Гусев: во-первых, речь Гитлера: «Нам нужны хлеб, уголь и нефть. Это в России мы уже получили — хлеб и уголь, и на днях получим нефть. На этом летнюю кампанию мы заканчиваем, и оставшееся пространство России пусть берет, кто хочет». Исходя, видимо, из этих слов, московские писатели, — в частности Фадеев и Катаев — пьют без просыпа: пространства для производства водки-то им хватит. Катаев пьет так, что даже Фадеев должен был ему посоветовать уехать на время: «а то за тобой уже посматривают». С похмелья разбился Я. Купала и т. д.

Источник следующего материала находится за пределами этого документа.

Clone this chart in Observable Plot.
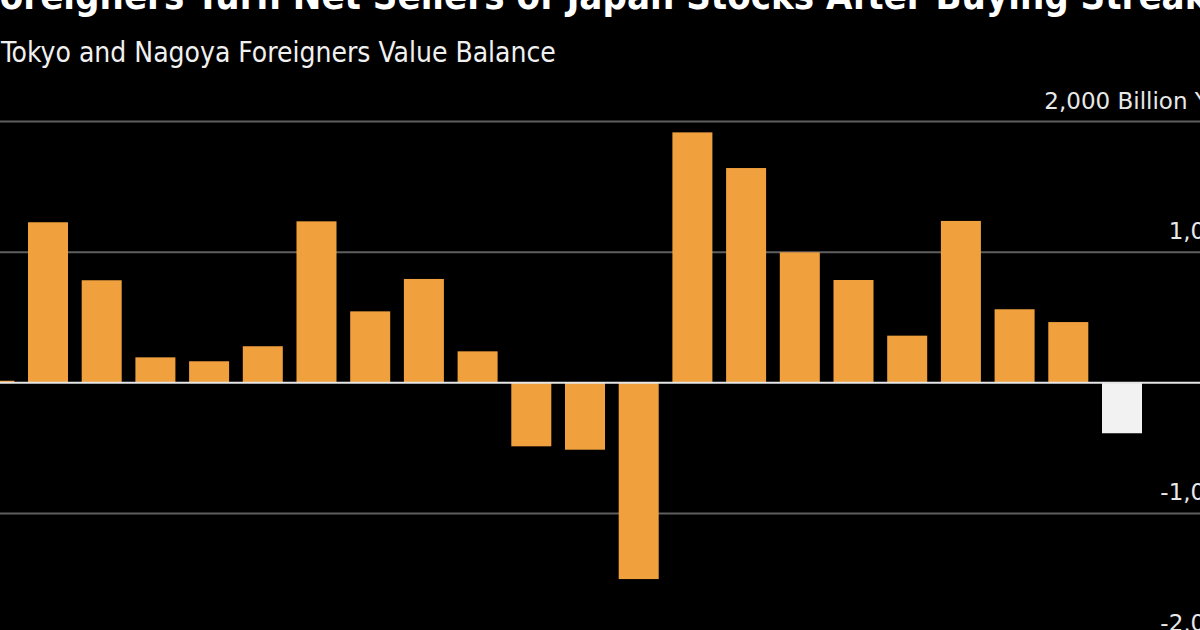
<!DOCTYPE html>
<html>
<head>
<meta charset="utf-8">
<script src="https://cdn.jsdelivr.net/npm/d3@7"></script>
<script src="https://cdn.jsdelivr.net/npm/@observablehq/plot@0.6"></script>
<style>
  html, body { margin: 0; padding: 0; background: #000; }
  body { width: 1200px; height: 630px; overflow: hidden; position: relative; }
  .title, .subtitle { position: absolute; white-space: nowrap; color: #fff; line-height: 1; font-family: "DejaVu Sans", sans-serif; font-stretch: condensed; }
  .title { left: -22px; top: -23px; font-size: 38px; font-weight: bold; }
  .subtitle { left: 1px; top: 39px; font-size: 28px; color: #f0f0f0; }
  #chart { position: absolute; left: -40px; top: 80px; width: 1276px; }
</style>
</head>
<body>
<div class="title">Foreigners Turn Net Sellers of Japan Stocks After Buying Streak</div>
<div class="subtitle">Tokyo and Nagoya Foreigners Value Balance</div>
<div id="chart"></div>
<script>
// Weekly net balance of foreign investors, billion yen
const weeks = ["W01","W02","W03","W04","W05","W06","W07","W08","W09","W10","W11",
               "W12","W13","W14","W15","W16","W17","W18","W19","W20","W21","W22"];
const netBalance = [12, 1225, 781, 191, 161, 276, 1232, 543, 791, 237, -490,
                    -516, -1506, 1913, 1640, 995, 783, 357, 1235, 559, 461, -390];
const yTicks = [-2000, -1000, 0, 1000, 2000];
const unitLabel = "Billion Yen";

const rows = weeks.map((week, i) => ({week, value: netBalance[i]}));
const latest = weeks[weeks.length - 1];

// plain hyphen for negatives, comma thousands separator
const fmt = d => d3.format(",")(d).replace("\u2212", "-");
const W = 1276, H = 580;

const chart = Plot.plot({
  width: W,
  height: H,
  marginLeft: 0,
  marginRight: 0,
  marginTop: 0,
  marginBottom: 0,
  style: {background: "transparent", color: "#e8e8e8", fontFamily: "DejaVu Sans, sans-serif", overflow: "visible", maxWidth: "none"},
  x: {domain: weeks, range: [7.45, 1188.85], paddingInner: 0.255, paddingOuter: 0.1275, round: false, axis: null},
  y: {domain: [-2000, 2000], range: [563.6, 41], axis: null},
  marks: [
    Plot.ruleY(yTicks.filter(t => t !== 0), {stroke: "#5f5f5f", strokeWidth: 2}),
    Plot.barY(rows.filter(d => d.week !== latest), {x: "week", y: "value", fill: "#f0a03c"}),
    Plot.barY(rows.filter(d => d.week === latest), {x: "week", y: "value", fill: "#f2f2f2"}),
    Plot.ruleY([0], {stroke: "#e6e6e6", strokeWidth: 2}),
    Plot.axisY(yTicks, {
      anchor: "right",
      label: null,
      tickSize: 0,
      tickPadding: 0,
      textAnchor: "end",
      lineAnchor: "bottom",
      dx: -2,
      dy: -13,
      fontSize: 23,
      fill: "#e8e8e8",
      tickFormat: d => d === 2000 ? `${fmt(d)} ${unitLabel}` : fmt(d)
    })
  ]
});

document.getElementById("chart").append(chart);
</script>
</body>
</html>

Во-вторых, исходя из того, что «национальный элемент» нами не учитывался, Поликарпов призвал Гусева и велел ему произвести — «славянизацию писателей», т. е. выгнать евреев. Что Гусев и сделал. А началось это будто бы с того, что Щербаков призвал Фадеева и, показав «Литературу и искусство», сказал:
— Что за фамилии? Где великий русский народ?
После этого Фадеев «разбронировал всех евреев из Литературки».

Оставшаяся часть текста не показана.